In a historic verdict, the Calcutta high court on Friday said British trader Job Charnock was not Kolkata's founder.
Chief Justice A K Mathur and Justice Jayanta Kumar Biswas directed the West Bengal government to delete Charnock's name from history books and not celebrate August 24 as the city's birthday.
"Calcutta does not have a birthday," the judges noted in their verdict that, in effect, upheld the report of a five-member committee set up by the court to probe the city's origins.
August 24, 1690, when Charnock was believed to have set foot on Kolkata, was considered the city's foundation day.
But the inquiry committee had opined that clusters of 'rural settlements had agglomerated in the last decade of the 17th century to coalesce into the English East India Company's trading factory. This grew into a township in the 18th century.
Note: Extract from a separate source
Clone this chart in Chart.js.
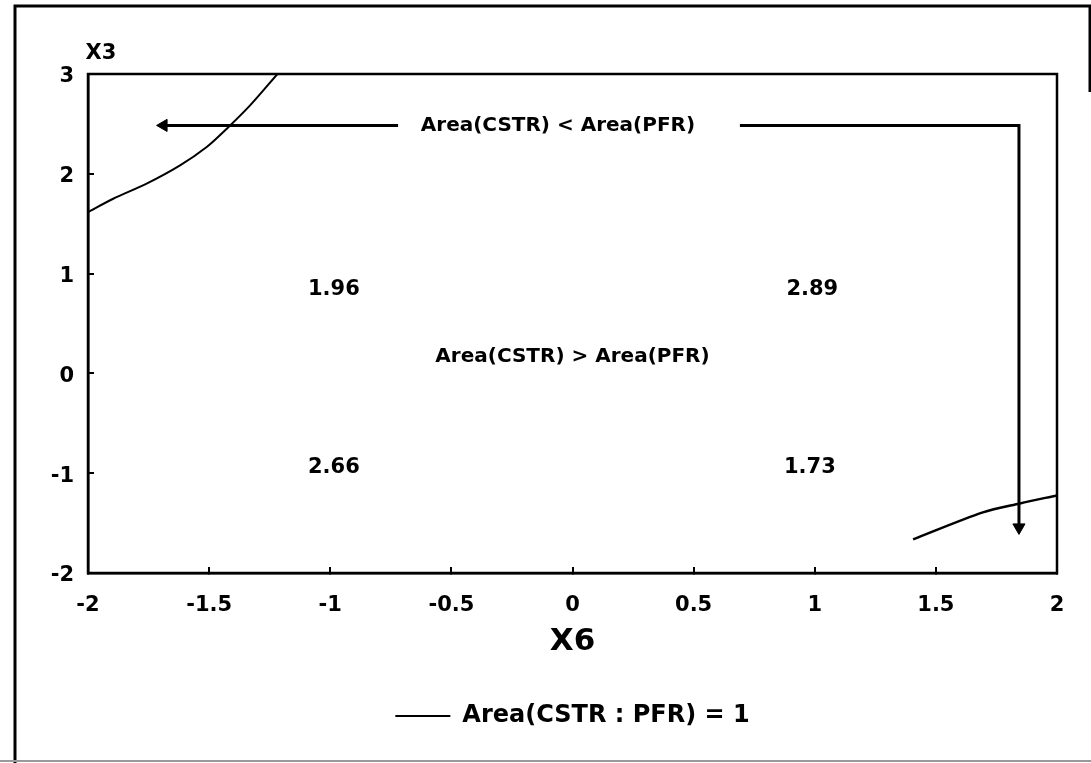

No particular year marks its date of birth'.
The court had set up the committee while hearing a petition of an aristocratic Bengali family that challenged the city's birthday two years ago.
The family of Sabarna Roychoudhury, which is believed to have 'owned' much of what is today Kolkata, had claimed that Charnock had landed in Calcutta in 1676. On August 24, 1690, he came for the third time.
It contended that Calcutta found mention in documents and the city's maps dating back to 1660.
Historians believe that human settlement began in Calcutta about 1,500 years ago. The first European traders to arrive in the region were not English, but Portuguese in 1510.
The state government has accepted the verdict.